Posted March 16, 2010 at 11:51 a.m.

From Reuters | Paying for extras has become routine for airline passengers but it
doesn’t mean they like it, with a poll showing more than half all
travelers hate having to fork out to choose their seat.

The online poll of nearly 2,000 people by website Airfarewatchdog.com,
asked respondents which airline fees they despised the most. Paying for the privilege of picking their seat was the biggest bugbear
for 52 percent of respondents, followed by paying to change flights –
something which irked a third of passengers.

Get the full story: reuters.com.

 

3 comments:

  1. Deregulation never works March 16, 2010 at 3:30 pm

    This is the price people must pay for the lowest airfares in history. The average airline fare is only $222 and based on inflation, fuel prices, and cost-history is the lowest fares have ever been. Yet, fliers just don’t seem to get it. You want cheap fares, which I would bet 90 percent do, you will get what you pay for. Bad customer service, additional fees, no food, and crammed airplanes. Deregulation led to lower fares because of increased competition but it also set the benchmark for a ‘greyhound’ in the sky. It will only get worse before it gets better. You will start paying fees for soft drinks, pillows, and for not arriving two hours in advance.
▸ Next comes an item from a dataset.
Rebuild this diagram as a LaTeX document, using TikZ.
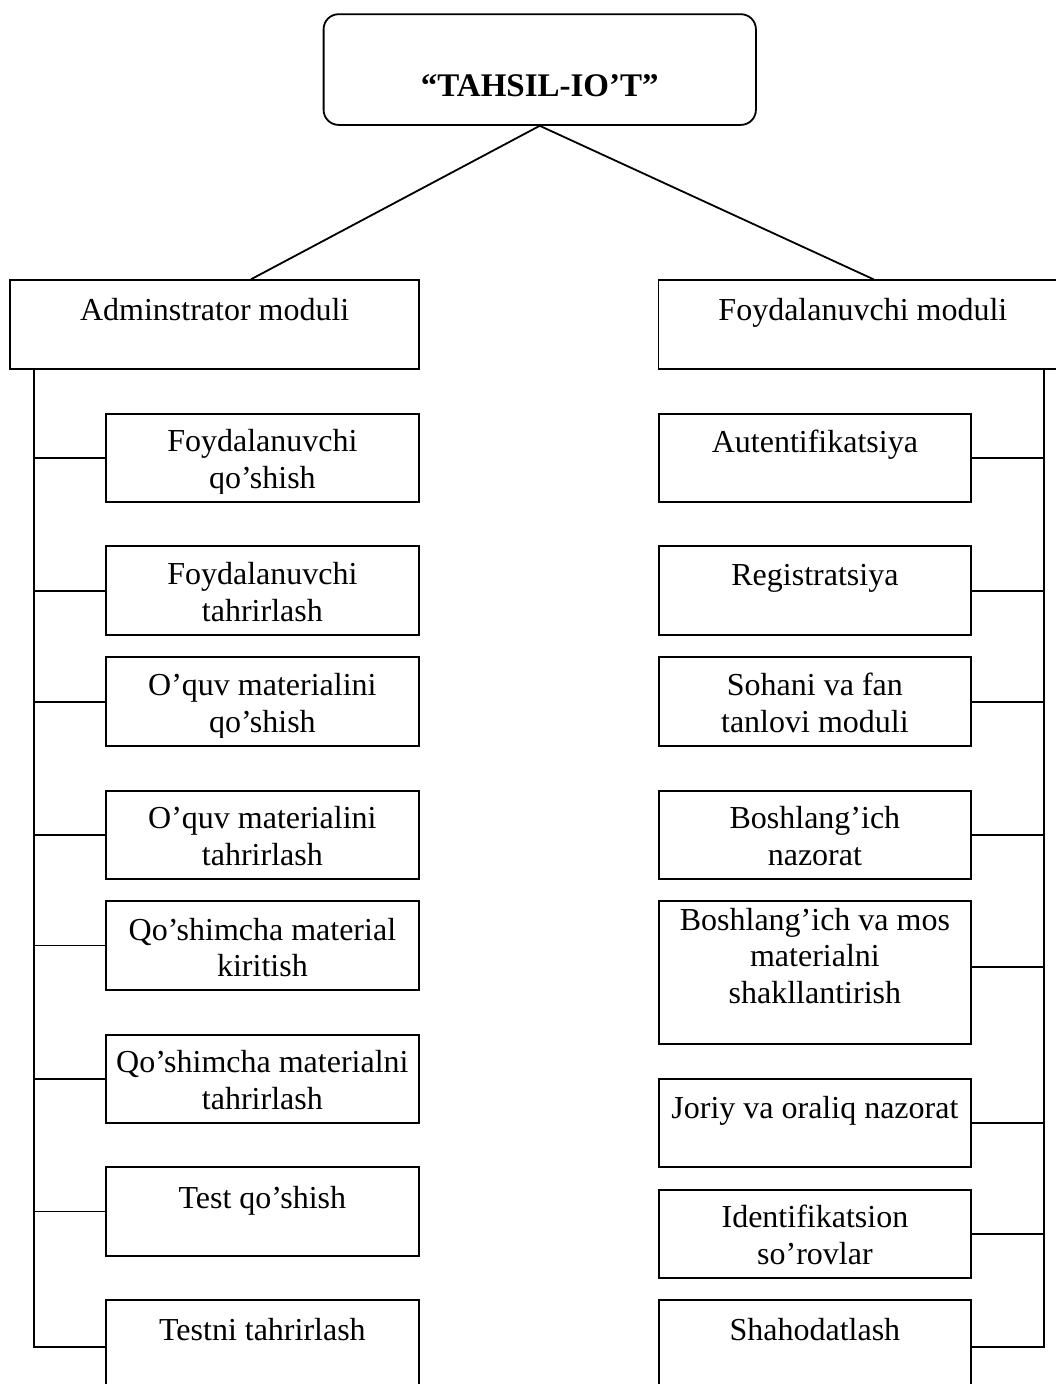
\documentclass[tikz,border=0pt]{standalone}
\usepackage{fontspec}
\setmainfont{Liberation Serif}
\newcommand{\boxtext}[1]{\parbox[t]{320pt}{\centering #1}}
\begin{document}
\begin{tikzpicture}[x=1pt,y=-1pt,
  bx/.style={draw, line width=1.8pt, rectangle, inner sep=0pt, anchor=north west, minimum width=313pt},
  rbx/.style={bx, minimum width=312.6pt},
  modbx/.style={bx, minimum width=409pt, minimum height=89pt},
  txt/.style={anchor=base, inner sep=0pt, font=\fontsize{32}{36.8}\selectfont},
  conn/.style={line width=1.8pt}]
\useasboundingbox (0,0) rectangle (1055,1384);
% top
\node[draw, line width=1.8pt, rounded corners=15pt, anchor=north west, minimum width=432.3pt, minimum height=110.7pt, inner sep=0pt] (top) at (322.7,13.3) {};
\node[txt, font=\fontsize{33}{38}\selectfont\bfseries] (topt) at ([yshift=-83.4pt]top.north) {“TAHSIL-IO’T”};
% modules
\node[modbx] (adm) at (9.3,279.3) {};
\node[txt] (admt) at ([yshift=-41.4pt]adm.north) {Adminstrator moduli};
\node[modbx] (fm) at (657.5,279.3) {};
\node[txt] (fmt) at ([yshift=-41.4pt]fm.north) {Foydalanuvchi moduli};
\coordinate (admtop) at ([xshift=241.7pt]adm.north west);
\coordinate (fmtop) at ([xshift=216pt]fm.north west);
\draw[conn] (top.south) -- (admtop);
\draw[conn] (top.south) -- (fmtop);
% left column
\node[bx, minimum height=88.6pt] (a1) at (105,412.7) {};
\node[bx, minimum height=89pt] (a2) at (105,545.3) {};
\node[bx, minimum height=89pt] (a3) at (105,656.3) {};
\node[bx, minimum height=88.3pt] (a4) at (105,789.7) {};
\node[bx, minimum height=89pt] (a5) at (105,900) {};
\node[bx, minimum height=88.3pt] (a6) at (105,1033.7) {};
\node[bx, minimum height=89pt] (a7) at (105,1166) {};
\node[bx, minimum height=93pt] (a8) at (105,1299.3) {};
\begin{scope}
\clip (a1.north west) rectangle ([yshift=10pt]a1.south east);
\node[txt] (a1t) at ([yshift=-39pt]a1.north) {\boxtext{Foydalanuvchi\\qo’shish}};
\end{scope}
\node[txt] (a2t) at ([yshift=-39pt]a2.north) {\boxtext{Foydalanuvchi\\tahrirlash}};
\begin{scope}
\clip (a3.north west) rectangle ([yshift=10pt]a3.south east);
\node[txt] (a3t) at ([yshift=-39pt]a3.north) {\boxtext{O’quv materialini\\qo’shish}};
\end{scope}
\node[txt] (a4t) at ([yshift=-39pt]a4.north) {\boxtext{O’quv materialini\\tahrirlash}};
\node[txt] (a5t) at ([yshift=-40pt]a5.north) {\boxtext{Qo’shimcha material\\kiritish}};
\node[txt] (a6t) at ([yshift=-39pt]a6.north) {\boxtext{Qo’shimcha materialni\\tahrirlash}};
\node[txt] (a7t) at ([yshift=-42pt]a7.north) {\boxtext{Test qo’shish}};
\node[txt] (a8t) at ([yshift=-40.7pt]a8.north) {\boxtext{Testni tahrirlash}};
% right column
\node[rbx, minimum height=88.6pt] (r1) at (657.7,412.7) {};
\node[rbx, minimum height=89pt] (r2) at (657.7,545.3) {};
\node[rbx, minimum height=89pt] (r3) at (657.7,656.3) {};
\node[rbx, minimum height=88.3pt] (r4) at (657.7,789.7) {};
\node[rbx, minimum height=143.3pt] (r5) at (657.7,900) {};
\node[rbx, minimum height=88.6pt] (r6) at (657.7,1077.7) {};
\node[rbx, minimum height=88.3pt] (r7) at (657.7,1188.7) {};
\node[rbx, minimum height=93pt] (r8) at (657.7,1299.3) {};
\node[txt] (r1t) at ([yshift=-40pt]r1.north) {\boxtext{Autentifikatsiya}};
\node[txt] (r2t) at ([yshift=-40pt]r2.north) {\boxtext{Registratsiya}};
\node[txt] (r3t) at ([yshift=-39pt]r3.north) {\boxtext{Sohani va fan\\tanlovi moduli}};
\node[txt] (r4t) at ([yshift=-39pt]r4.north) {\boxtext{Boshlang’ich\\nazorat}};
\node[txt] (r5t) at ([yshift=-30pt]r5.north) {\boxtext{Boshlang’ich va mos\\materialni\\shakllantirish}};
\node[txt] (r6t) at ([yshift=-40.6pt]r6.north) {\boxtext{Joriy va oraliq nazorat}};
\node[txt] (r7t) at ([yshift=-39pt]r7.north) {\boxtext{Identifikatsion\\so’rovlar}};
\node[txt] (r8t) at ([yshift=-40.7pt]r8.north) {\boxtext{Shahodatlash}};
% buses
\coordinate (lb) at ([xshift=24.4pt]adm.south west);
\coordinate (rb) at ([xshift=-24.5pt]fm.south east);
\draw[conn] (lb) |- (a8.west);
\foreach \i in {1,...,7} {\draw[conn] (lb |- a\i.west) -- (a\i.west);}
\draw[conn] (rb) |- (r8.east);
\foreach \i in {1,...,4,6,7} {\draw[conn] (rb |- r\i.east) -- (r\i.east);}
\draw[conn] (rb |- 0,966.7) -- (r5.east |- 0,966.7);
\end{tikzpicture}
\end{document}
  2. Deregulation never works March 16, 2010 at 3:32 pm

    This is the price people must pay for the lowest airfares in history. The average airline fare is only $222 and based on inflation, fuel prices, and cost-history it is the lowest fares have ever been. Yet, fliers just don’t seem to get it. You want cheap fares, which I would bet 90 percent do, you will get what you pay for. Bad customer service, additional fees, no food, and crammed airplanes. Deregulation led to lower fares because of increased competition but it also set the benchmark for a ‘greyhound’ in the sky. It will only get worse before it gets better. You will start paying fees for soft drinks, pillows, and for not arriving two hours in advance.

  3. bwana March 16, 2010 at 4:45 pm

    When I was a kid back in the mid-to-late-fifties, anticipating a family vacation via airplane was a thrill! We were fascinated by the giant silver birds and wondered how anything so big could get off the ground? We all took turns at the window seat, watching a Lilliputian world beneath us drift by. Pilots were idolized and every girl wanted to become a stewardess. How an industry could so thoroughly destroy such top-level goodwill should be a case study in every business school.